I have some of the 'quiet' Nubs....All descended from our herd Matriarch, Dolly.  Mine are vocal at milking time, but not obnoxiously so.

I never understood what people complained about w/ Nubians being loud, until I bought a new doe this winter.  She was not just loud, she was a SCREAMER...the entire time I was in the barn until I got her milked she'd scream, and then start it back up when I put her back in the stall. 

I sold her a few mos ago and it's quiet here again....except for the Toggs.  

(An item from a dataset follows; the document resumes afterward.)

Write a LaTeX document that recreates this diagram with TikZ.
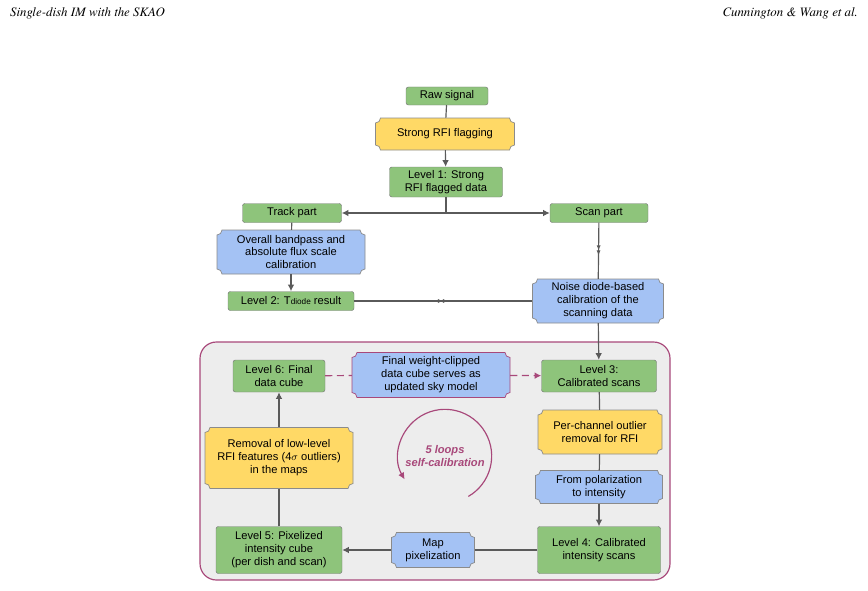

I've never owned a Nigi, because we use a lot of milk.  Like others have said, if you go Nigi, ask to see milking records and buy from a dairy line, w/ big, productive udders and teats.


----------



## chandasue

You might want to consider buying one that's a few years old, has kidded a couple of times AND been milked by hand. It really helps to have goats that know the routine when you're learning how to milk, especially ones with smaller teats. You won't really know how much milk Nigis are going to produce until their 3rd kidding and those teats need to be milked to stretch to a comfortable length. If you get a first freshener you might be disappointed in the amount of milk. We're a family of 3 and I soon discovered that 2 nigerians was not enough milk for us once I started making soap and cheese. Drinking wise it was plenty but if you get into cheese, yogurt and ice cream you'll discover you need a lot more milk.


----------



## ThreeBoysChicks

I have not milked yet, but have a Nubian that I hope to breed later this year.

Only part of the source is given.